23 Jan Bankruptcy and privacy – your “personally identifiable information” must be protected
Your bankruptcy is a public record. In some places, bankruptcy filings might even be published in a local newspaper. It will be on your credit report for as long as 10 years.
Still, you are entitled to privacy – even in bankruptcy.
Personally identifiable information must be protected.
Your social security number will be disclosed to creditors. That’s how they identify you as you.
However, you are entitled to protect your privacy. Certain personally identifiable information must be “redacted” or edited so that only certain information is disclosed in publicly available filings. This is enforced by Bankruptcy Rule 9017.
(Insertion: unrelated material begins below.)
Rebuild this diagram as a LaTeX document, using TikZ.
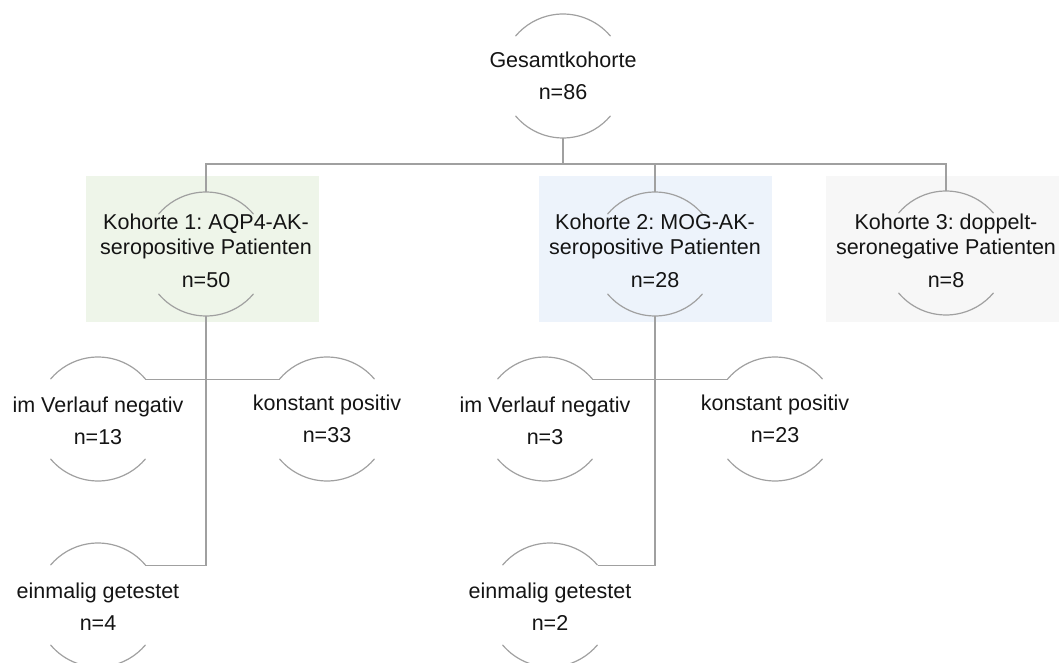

Redacted information includes:
(1) the last four digits of the social-security number and taxpayer-identification number;
(2) the year of the individual’s birth;
(3) the minor’s initials; and
(4) the last four digits of the financial-account number.
It is up to you, as the client, to be sure that your attorney complies with these “redaction” requirements. If your own petition discloses information, you are deemed to have waived it.
Sometimes, a creditor might disclose “personally identifiable information” about you or your children in a proof of claim. Take immediate action to protect your privacy. In serious cases, you or your lawyer may want to pursue a claim against the creditor. Damages might include the cost of a credit monitoring service plus an attorneys’ fee. Not every court recognizes damage claims for violations of privacy right. But don’t be afraid to seen recourse if your privacy has been violated by a creditor in your bankruptcy case.